Iraq has a population of 25 million or so residents (Lenado has less than 20), and it is rather obvious that a large portion of that population is pretty damn upset about the Americans and the British being present. They are authentic invaders, after all. I am guessing that the majority of Iraqis would stand in line to buy my bumper stickers.
A great deal is being made of our intelligence prior to the invasion of Iraq, what with George W., our compassionate cowboy president, claiming in his State of the Union address that Saddam was trying to buy nuclear material from an African nation. Plus, there were all of Bush’s dire warnings of massive stores of nasty weapons in Iraq, and then his hints of some unholy alliance between al-Qaeda and Iraq. We are still looking for the weapons and for the slightest hint of any connection between Saddam and al-Qaeda.

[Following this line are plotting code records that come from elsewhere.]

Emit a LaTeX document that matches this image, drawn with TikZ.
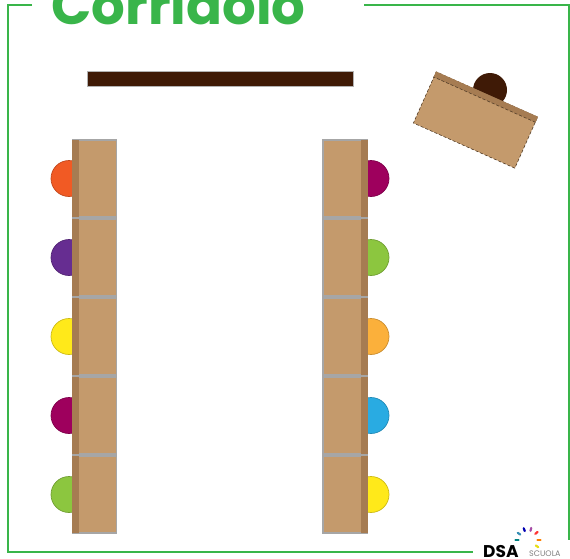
\documentclass[tikz,border=0pt]{standalone}
\usepackage{fontspec}
\setmainfont{Poppins}
\usetikzlibrary{calc}

\definecolor{wallgreen}{HTML}{39B54A}
\definecolor{deskbrown}{HTML}{C49A6C}
\definecolor{deskdark}{HTML}{A67C52}
\definecolor{boardbrown}{HTML}{3F1A06}
\definecolor{pupilorange}{HTML}{F15A24}
\definecolor{pupilpurple}{HTML}{662D91}
\definecolor{pupilyellow}{HTML}{FFE91A}
\definecolor{pupilmagenta}{HTML}{9E005D}
\definecolor{pupilgreen}{HTML}{8CC63F}
\definecolor{pupilamber}{HTML}{FBB03B}
\definecolor{pupilblue}{HTML}{29ABE2}

\tikzset{
  wall/.style={wallgreen, line width=2pt},
  desk/.style={rectangle, draw=gray!70, line width=1.5pt, fill=deskbrown, minimum width=44pt, minimum height=77pt, inner sep=0pt},
  pupil/.style={circle, draw=#1!80!black, fill=#1, line width=0.7pt, minimum size=36pt, inner sep=0pt},
  ray/.style={line width=2.2pt, line cap=round}
}

\begin{document}
\begin{tikzpicture}[x=1pt, y=-1pt]

  % Page frame
  \useasboundingbox (0,0) rectangle (570,558);

  % Corridor wall, open behind the title
  \coordinate (W1) at (32,5);
  \coordinate (W2) at (7.5,5);
  \coordinate (W3) at (7.5,551.5);
  \coordinate (W4) at (473,551.5);
  \coordinate (W5) at (364,5);
  \coordinate (W6) at (568.5,5);
  \coordinate (W7) at (568.5,540);
  \draw[wall] (W1) -- (W2) -- (W3) -- (W4);
  \draw[wall] (W5) -- (W6) -- (W7);
  \node[font=\fontsize{53}{53}\selectfont\bfseries, text=wallgreen, anchor=base, inner sep=0pt] (title) at (178.5,24) {Corridoio};

  % Blackboard
  \node[rectangle, draw=gray!60, line width=0.7pt, fill=boardbrown, minimum width=266pt, minimum height=15pt, inner sep=0pt] (board) at (220,78.5) {};

  % Teacher
  \node[circle, fill=boardbrown, minimum size=34pt, inner sep=0pt] (teacher) at (490,90) {};
  \node[rectangle, draw=deskdark!50!black, densely dashed, line width=0.6pt, fill=deskbrown, minimum width=111pt, minimum height=56pt, inner sep=0pt, rotate=-24] (T) at (475.5,120) {};
  \fill[deskdark] (T.north west) -- (T.north east) -- ($(T.north east)!6pt!(T.south east)$) -- ($(T.north west)!6pt!(T.south west)$) -- cycle;
  \draw[deskdark!50!black, densely dashed, line width=0.6pt] ($(T.north east)!6pt!(T.south east)$) -- ($(T.north west)!6pt!(T.south west)$);

  % Rows of pupils and desks
  \foreach \i/\y/\cl/\cr in {1/178.5/pupilorange/pupilmagenta, 2/257.5/pupilpurple/pupilgreen, 3/336.5/pupilyellow/pupilamber, 4/415.5/pupilmagenta/pupilblue, 5/494.5/pupilgreen/pupilyellow} {
    \node[pupil=\cl] (PL\i) at (69,\y) {};
    \node[pupil=\cr] (PR\i) at (371,\y) {};
    \node[desk] (L\i) at (94.5,\y) {};
    \node[desk] (R\i) at (345,\y) {};
    \fill[deskdark] ([yshift=1pt]L\i.south west) rectangle ([xshift=7pt, yshift=-1pt]L\i.north west);
    \fill[deskdark] ([yshift=1pt]R\i.south east) rectangle ([xshift=-7pt, yshift=-1pt]R\i.north east);
  }

  % Logo
  \node[font=\bfseries\fontsize{17}{17}\selectfont, text=black, anchor=base west, inner sep=0pt] (dsa) at (483,557) {DSA};
  \node[font=\fontsize{8}{8}\selectfont, text=gray, anchor=base west, inner sep=0pt] (scuola) at (529,556) {SCUOLA};
  \coordinate (sun) at (528,540);
  \foreach \a/\c in {180/teal, 215/cyan!70!black, 250/blue!70!black, 285/violet!70, 320/red!80, 360/orange, 395/yellow!90!black} {
    \draw[ray, \c] ($(sun)+(\a:9.5)$) -- ($(sun)+(\a:12.5)$);
  }

\end{tikzpicture}
\end{document}
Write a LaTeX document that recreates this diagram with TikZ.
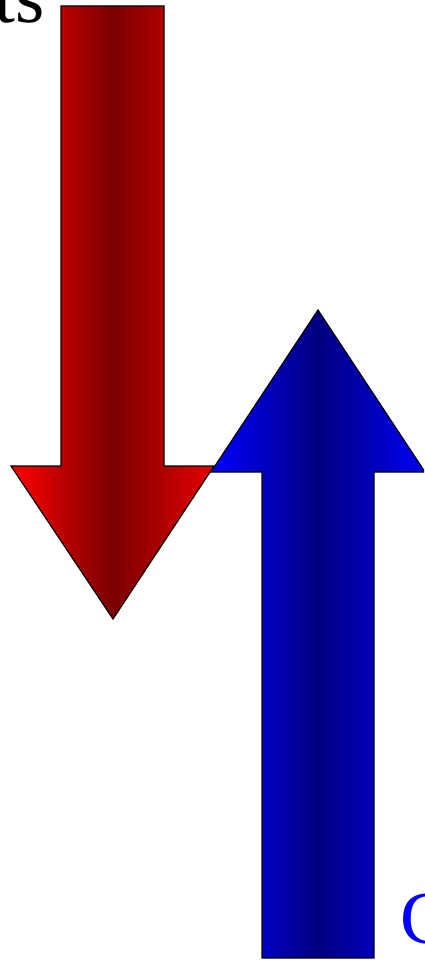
\documentclass[tikz,border=0pt]{standalone}
\usepackage{fontspec}
\setmainfont{Liberation Serif}
\usepackage{tikz}
\usetikzlibrary{positioning}
\definecolor{arrred}{RGB}{255,0,0}
\definecolor{arrdarkred}{RGB}{122,0,0}
\definecolor{arrblue}{RGB}{0,0,255}
\definecolor{arrnavy}{RGB}{0,0,128}
\tikzset{
  redshaft/.style={draw=black, line width=1.2pt, line join=miter,
    left color=arrred, right color=arrred!90!black, middle color=arrdarkred},
  blueshaft/.style={draw=black, line width=1.2pt, line join=miter,
    left color=arrblue, right color=arrblue!95!black, middle color=arrnavy},
  bigtext/.style={inner sep=0pt, font=\fontsize{75}{90}\selectfont}
}

\begin{document}
\begin{tikzpicture}[x=1pt, y=-1pt]
  \useasboundingbox (0,0) rectangle (424,960);
  \clip (0,0) rectangle (424,960);

  % Blue arrow (pointing up)
  \shade[blueshaft]
    (262,958) -- (262,472) -- (211,472) -- (318,310)
    -- (425,472) -- (374,472) -- (374,958) -- cycle;

  % Red arrow (pointing down), on top
  \shade[redshaft]
    (61,6) -- (164,6) -- (164,466) -- (214,466)
    -- (113,619) -- (11,466) -- (61,466) -- cycle;

  % Labels
  \node[bigtext, anchor=base east] (toplabel) at (45,23) {ts};
  \node[bigtext, anchor=base west, text=arrblue] (bottomlabel) at (400,943) {C};
\end{tikzpicture}
\end{document}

So far, nothing has been found.
As you may recall, George W. made that rather pathetic show of ego by flying to a U.S. aircraft carrier to announce on May 1 that “major combat” was over in Iraq. It appears that major combat has just begun. And we really don’t have to go looking for al-Qaeda anymore. It would seem that their agents of death, and those of endless other fanatical Muslim groups, are pouring into Iraq to strike out at the infidels.
One must wonder if the men in power in this administration actually believed that an army made up primarily of Christians could bomb the hell out of an Islamic state and then be welcomed like a bunch of rich uncles. Our troops were barely there a week when Iraqis began demanding that we leave.

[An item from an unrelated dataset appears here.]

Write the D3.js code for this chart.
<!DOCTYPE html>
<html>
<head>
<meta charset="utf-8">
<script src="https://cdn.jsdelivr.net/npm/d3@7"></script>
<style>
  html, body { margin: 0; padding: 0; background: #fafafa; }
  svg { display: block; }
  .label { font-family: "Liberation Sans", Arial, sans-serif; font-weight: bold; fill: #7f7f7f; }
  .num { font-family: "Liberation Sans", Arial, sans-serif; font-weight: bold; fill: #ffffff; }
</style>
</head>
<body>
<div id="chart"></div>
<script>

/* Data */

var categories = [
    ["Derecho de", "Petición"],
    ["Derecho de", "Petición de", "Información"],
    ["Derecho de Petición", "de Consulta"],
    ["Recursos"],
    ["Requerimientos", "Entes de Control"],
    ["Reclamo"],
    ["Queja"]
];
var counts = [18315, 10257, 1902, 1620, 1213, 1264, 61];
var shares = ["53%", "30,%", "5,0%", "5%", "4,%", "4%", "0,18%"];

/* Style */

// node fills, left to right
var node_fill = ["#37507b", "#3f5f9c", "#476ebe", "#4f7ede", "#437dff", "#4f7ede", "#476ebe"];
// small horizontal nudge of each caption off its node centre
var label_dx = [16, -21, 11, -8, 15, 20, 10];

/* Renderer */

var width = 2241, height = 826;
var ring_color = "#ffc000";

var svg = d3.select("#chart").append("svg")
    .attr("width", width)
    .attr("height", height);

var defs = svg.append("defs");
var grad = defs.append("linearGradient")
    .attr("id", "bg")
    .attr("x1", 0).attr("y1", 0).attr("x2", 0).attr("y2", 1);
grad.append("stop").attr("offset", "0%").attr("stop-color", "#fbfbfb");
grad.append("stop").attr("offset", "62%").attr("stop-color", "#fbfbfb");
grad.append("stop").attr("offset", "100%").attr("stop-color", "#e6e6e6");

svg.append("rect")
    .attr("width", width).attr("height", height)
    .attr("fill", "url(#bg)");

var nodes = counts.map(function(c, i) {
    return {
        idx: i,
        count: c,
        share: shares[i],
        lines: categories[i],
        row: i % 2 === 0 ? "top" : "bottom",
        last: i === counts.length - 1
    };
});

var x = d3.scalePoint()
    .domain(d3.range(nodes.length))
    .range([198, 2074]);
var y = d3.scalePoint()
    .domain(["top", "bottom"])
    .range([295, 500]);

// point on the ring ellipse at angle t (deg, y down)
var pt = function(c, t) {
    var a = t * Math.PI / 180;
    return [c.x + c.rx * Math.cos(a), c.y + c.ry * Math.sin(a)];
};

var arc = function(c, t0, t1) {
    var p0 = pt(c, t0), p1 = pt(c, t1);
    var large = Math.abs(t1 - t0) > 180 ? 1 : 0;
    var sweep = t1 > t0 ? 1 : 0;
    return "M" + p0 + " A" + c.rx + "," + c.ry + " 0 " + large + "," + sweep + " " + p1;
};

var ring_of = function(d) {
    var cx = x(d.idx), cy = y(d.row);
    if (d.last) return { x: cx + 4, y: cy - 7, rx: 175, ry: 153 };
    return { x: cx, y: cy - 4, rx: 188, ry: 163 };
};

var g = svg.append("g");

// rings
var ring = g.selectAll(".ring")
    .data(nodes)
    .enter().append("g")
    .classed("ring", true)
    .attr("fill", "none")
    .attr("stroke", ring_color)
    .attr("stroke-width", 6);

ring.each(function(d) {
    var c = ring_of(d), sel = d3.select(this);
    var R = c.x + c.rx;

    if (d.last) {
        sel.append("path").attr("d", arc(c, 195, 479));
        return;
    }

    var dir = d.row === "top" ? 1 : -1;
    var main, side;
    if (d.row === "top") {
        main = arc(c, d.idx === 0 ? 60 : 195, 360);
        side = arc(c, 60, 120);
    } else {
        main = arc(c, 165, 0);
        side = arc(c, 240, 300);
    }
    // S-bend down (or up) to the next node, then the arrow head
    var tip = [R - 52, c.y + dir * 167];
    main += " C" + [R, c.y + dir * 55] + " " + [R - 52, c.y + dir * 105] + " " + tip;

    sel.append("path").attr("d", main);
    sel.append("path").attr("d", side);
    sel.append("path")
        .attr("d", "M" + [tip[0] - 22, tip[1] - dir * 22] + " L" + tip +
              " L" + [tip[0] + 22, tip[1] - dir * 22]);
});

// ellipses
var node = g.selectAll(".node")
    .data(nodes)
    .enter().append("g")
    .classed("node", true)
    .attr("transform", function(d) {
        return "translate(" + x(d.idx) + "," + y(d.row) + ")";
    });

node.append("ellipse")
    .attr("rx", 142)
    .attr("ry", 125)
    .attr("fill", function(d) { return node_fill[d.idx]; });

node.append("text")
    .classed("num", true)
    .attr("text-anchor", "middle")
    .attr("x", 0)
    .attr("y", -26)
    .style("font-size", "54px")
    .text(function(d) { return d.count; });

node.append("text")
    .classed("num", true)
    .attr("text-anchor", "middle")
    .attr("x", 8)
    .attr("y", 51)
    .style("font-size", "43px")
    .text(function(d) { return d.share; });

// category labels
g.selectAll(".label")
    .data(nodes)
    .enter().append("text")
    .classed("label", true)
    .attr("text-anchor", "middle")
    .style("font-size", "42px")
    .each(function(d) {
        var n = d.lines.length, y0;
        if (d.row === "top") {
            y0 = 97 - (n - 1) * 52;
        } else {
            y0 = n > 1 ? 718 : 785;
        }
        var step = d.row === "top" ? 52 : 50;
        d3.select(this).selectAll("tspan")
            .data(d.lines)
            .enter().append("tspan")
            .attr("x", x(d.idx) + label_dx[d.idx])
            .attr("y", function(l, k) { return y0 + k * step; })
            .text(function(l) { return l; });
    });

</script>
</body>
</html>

Our government seemed shocked by the fact that the Shiite Muslims in Iraq did not immediately embrace the coalition fighters and our policies as apparently was expected. Another little breakdown in intelligence?
If you listen carefully to what this administration keeps pumping out about “terrorism,” you might be led to believe that we are dealing with a tiny minority of fanatical, suicidal Muslim fundamentalists. How accurate is the intelligence here?

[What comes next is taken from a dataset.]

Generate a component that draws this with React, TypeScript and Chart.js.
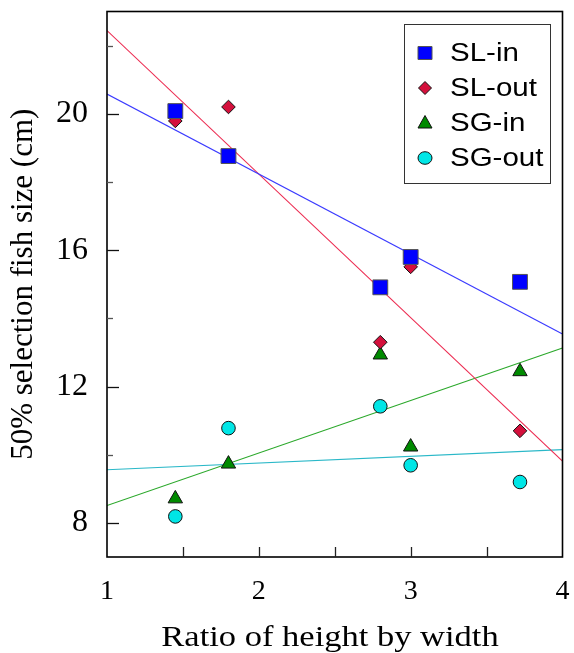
import React, { useEffect, useRef } from "react";
import { Chart, registerables } from "chart.js";

Chart.register(...registerables);

// Height-to-width ratio of the trap mesh (shared by all four groups)
const ratios = [1.45, 1.8, 2.8, 3.0, 3.72];

// 50% selection fish size (cm)
const slIn = [20.08, 18.76, 14.91, 15.8, 15.07];
const slOut = [19.79, 20.2, 13.3, 15.51, 10.7];
const sgIn = [8.71, 9.73, 12.93, 10.23, 12.44];
const sgOut = [8.19, 10.78, 11.42, 9.69, 9.2];

// Fitted regression lines, value at x = 1 and x = 4
const fitX = [1, 4];
const slInFit = [20.58, 13.54];
const slOutFit = [22.44, 9.81];
const sgInFit = [8.51, 13.13];
const sgOutFit = [9.56, 10.15];

// Axis ticks
const xTicks = [1, 2, 3, 4];
const xInnerTicks = [1.5, 2, 2.5, 3, 3.5];
const yMajorTicks = [8, 12, 16, 20];
const yMinorTicks = [10, 14, 18, 22];

const xTitle = "Ratio of height by width";
const yTitle = "50% selection fish size (cm)";

const series = [
  { label: "SL-in", values: slIn, fit: slInFit, style: "rect", fill: "#0000ff", edge: "#555555", line: "#3b3bff" },
  { label: "SL-out", values: slOut, fit: slOutFit, style: "rectRot", fill: "#d4103c", edge: "#111111", line: "#ec2a50" },
  { label: "SG-in", values: sgIn, fit: sgInFit, style: "triangle", fill: "#008a00", edge: "#111111", line: "#2aa82a" },
  { label: "SG-out", values: sgOut, fit: sgOutFit, style: "circle", fill: "#00e6e6", edge: "#111111", line: "#2ab8c8" },
];

const radiusFor: Record<string, number> = { rect: 10.5, rectRot: 6.8, triangle: 8.3, circle: 6.8 };

function drawMarker(ctx: CanvasRenderingContext2D, style: string, x: number, y: number, fill: string, edge: string) {
  ctx.save();
  ctx.fillStyle = fill;
  ctx.strokeStyle = edge;
  ctx.lineWidth = 1;
  ctx.beginPath();
  if (style === "rect") {
    ctx.rect(x - 7, y - 6.5, 14, 13);
  } else if (style === "rectRot") {
    ctx.moveTo(x, y - 6.5);
    ctx.lineTo(x + 6.5, y);
    ctx.lineTo(x, y + 6.5);
    ctx.lineTo(x - 6.5, y);
    ctx.closePath();
  } else if (style === "triangle") {
    ctx.moveTo(x, y - 7.5);
    ctx.lineTo(x + 7, y + 5);
    ctx.lineTo(x - 7, y + 5);
    ctx.closePath();
  } else {
    ctx.ellipse(x, y, 7, 6.3, 0, 0, Math.PI * 2);
  }
  ctx.fill();
  ctx.stroke();
  ctx.restore();
}

// Text drawn with a slight horizontal stretch
function wideText(ctx: CanvasRenderingContext2D, text: string, x: number, y: number, sx: number) {
  ctx.save();
  ctx.translate(x, y);
  ctx.scale(sx, 1);
  ctx.fillText(text, 0, 0);
  ctx.restore();
}

const decorations = {
  id: "decorations",
  afterDatasetsDraw(chart: any) {
    const { ctx, chartArea, scales } = chart;
    const xs = scales.x;
    const ys = scales.y;
    ctx.save();
    // plot frame
    ctx.strokeStyle = "#000";
    ctx.lineWidth = 1.6;
    ctx.strokeRect(chartArea.left, chartArea.top, chartArea.right - chartArea.left, chartArea.bottom - chartArea.top);

    // inward ticks on the left axis
    ctx.lineWidth = 1.3;
    ctx.strokeStyle = "#111";
    yMajorTicks.forEach((v) => {
      const py = Math.round(ys.getPixelForValue(v)) + 0.5;
      ctx.beginPath();
      ctx.moveTo(chartArea.left, py);
      ctx.lineTo(chartArea.left + 12, py);
      ctx.stroke();
    });
    ctx.strokeStyle = "#555";
    yMinorTicks.forEach((v) => {
      const py = Math.round(ys.getPixelForValue(v)) + 0.5;
      ctx.beginPath();
      ctx.moveTo(chartArea.left, py);
      ctx.lineTo(chartArea.left + 6, py);
      ctx.stroke();
    });
    // inward ticks on the bottom axis
    ctx.strokeStyle = "#222";
    xInnerTicks.forEach((v) => {
      const px = Math.round(xs.getPixelForValue(v)) + 0.5;
      ctx.beginPath();
      ctx.moveTo(px, chartArea.bottom);
      ctx.lineTo(px, chartArea.bottom - 10);
      ctx.stroke();
    });
    ctx.restore();
  },
  afterDraw(chart: any) {
    const { ctx, chartArea } = chart;
    ctx.save();
    // legend box
    ctx.strokeStyle = "#333";
    ctx.lineWidth = 1;
    ctx.strokeRect(404.5, 24.5, 146, 159);
    const rows = [53, 88, 123, 158];
    ctx.font = "25px 'Liberation Sans', Arial, sans-serif";
    ctx.fillStyle = "#000";
    ctx.textBaseline = "middle";
    ctx.textAlign = "left";
    series.forEach((s, i) => {
      drawMarker(ctx, s.style, 425, rows[i], s.fill, s.edge);
      wideText(ctx, s.label, 450, rows[i] + 1, 1.18);
    });

    // axis titles
    ctx.font = "30px 'Liberation Serif', 'Times New Roman', serif";
    ctx.textAlign = "center";
    ctx.textBaseline = "alphabetic";
    wideText(ctx, xTitle, 330, 646, 1.15);
    ctx.font = "31px 'Liberation Serif', 'Times New Roman', serif";
    ctx.translate(32, (chartArea.top + chartArea.bottom) / 2);
    ctx.rotate(-Math.PI / 2);
    ctx.fillText(yTitle, 0, 0);
    ctx.restore();
  },
};

function noScalePadding(scale: any) {
  scale.paddingTop = 0;
  scale.paddingBottom = 0;
  scale.paddingLeft = 0;
  scale.paddingRight = 0;
}

export default function App() {
  const canvasRef = useRef<HTMLCanvasElement | null>(null);

  useEffect(() => {
    if (!canvasRef.current) return;
    const pointSets = series.map((s) => ({
      type: "scatter" as const,
      label: s.label,
      data: ratios.map((x, i) => ({ x, y: s.values[i] })),
      pointStyle: s.style,
      pointRadius: radiusFor[s.style],
      pointHoverRadius: radiusFor[s.style],
      backgroundColor: s.fill,
      borderColor: s.edge,
      pointBorderWidth: 1,
      showLine: false,
    }));
    const lineSets = series.map((s) => ({
      type: "line" as const,
      label: s.label + " fit",
      data: fitX.map((x, i) => ({ x, y: s.fit[i] })),
      borderColor: s.line,
      borderWidth: 1.1,
      pointRadius: 0,
      fill: false,
    }));

    const chart = new Chart(canvasRef.current, {
      type: "scatter",
      data: { datasets: [...pointSets, ...lineSets] as any },
      options: {
        responsive: false,
        animation: false,
        layout: { padding: { top: 10, right: 11, left: 0, bottom: 0 } },
        plugins: { legend: { display: false }, tooltip: { enabled: false } },
        scales: {
          x: {
            type: "linear",
            min: 1,
            max: 4,
            grid: { display: false, drawTicks: false },
            border: { display: false },
            afterBuildTicks: (scale: any) => {
              scale.ticks = xTicks.map((v) => ({ value: v }));
            },
            afterFit: (scale: any) => {
              scale.height = 96;
              noScalePadding(scale);
            },
            ticks: {
              padding: 18,
              color: "#000",
              maxRotation: 0,
              autoSkip: false,
              font: { family: "'Liberation Serif', 'Times New Roman', serif", size: 28 },
            },
          },
          y: {
            type: "linear",
            min: 7,
            max: 23,
            grid: { display: false, drawTicks: false },
            border: { display: false },
            afterBuildTicks: (scale: any) => {
              scale.ticks = yMajorTicks.map((v) => ({ value: v }));
            },
            afterFit: (scale: any) => {
              scale.width = 107;
              noScalePadding(scale);
            },
            ticks: {
              padding: 19,
              color: "#000",
              autoSkip: false,
              font: { family: "'Liberation Serif', 'Times New Roman', serif", size: 32 },
            },
          },
        },
      },
      plugins: [decorations],
    });
    return () => chart.destroy();
  }, []);

  return (
    <div style={{ position: "absolute", left: 0, top: 0, width: 574, height: 653, background: "#fff" }}>
      <canvas ref={canvasRef} width={574} height={653} />
    </div>
  );
}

As of the year 2000, it was estimated that there were approximately 1.2 billion Muslims on the planet (compared with approximately 2 billion Christians). If we understand nothing else about the Islamic faith, we do know that the majority of Muslims are far more serious about their religion and their beliefs than even a minority of Christians. Muslims not only accept the belief that it is honorable to die in the name of their God, they believe they will be rewarded in the “next world” for their actions.
We most likely are not talking about a small cadre of Muslim terrorists. It is more likely that we are looking at an unlimited number of potential terrorists, and we may be looking at a conflict that might last for decades.
One thing seems certain and that is the fact that my bumper stickers will be hot sellers in Iraq and maybe most of the Middle East for years to come. Of course, I have no solid intelligence upon which to base my certainty, but what the hell, I’ll just wing it in the manner of the current administration.
This is the 293rd article in a two-part series devoted to the community of Woody Creek, a place that loves outsiders because they spend money there. The same can’t be said for Lenado.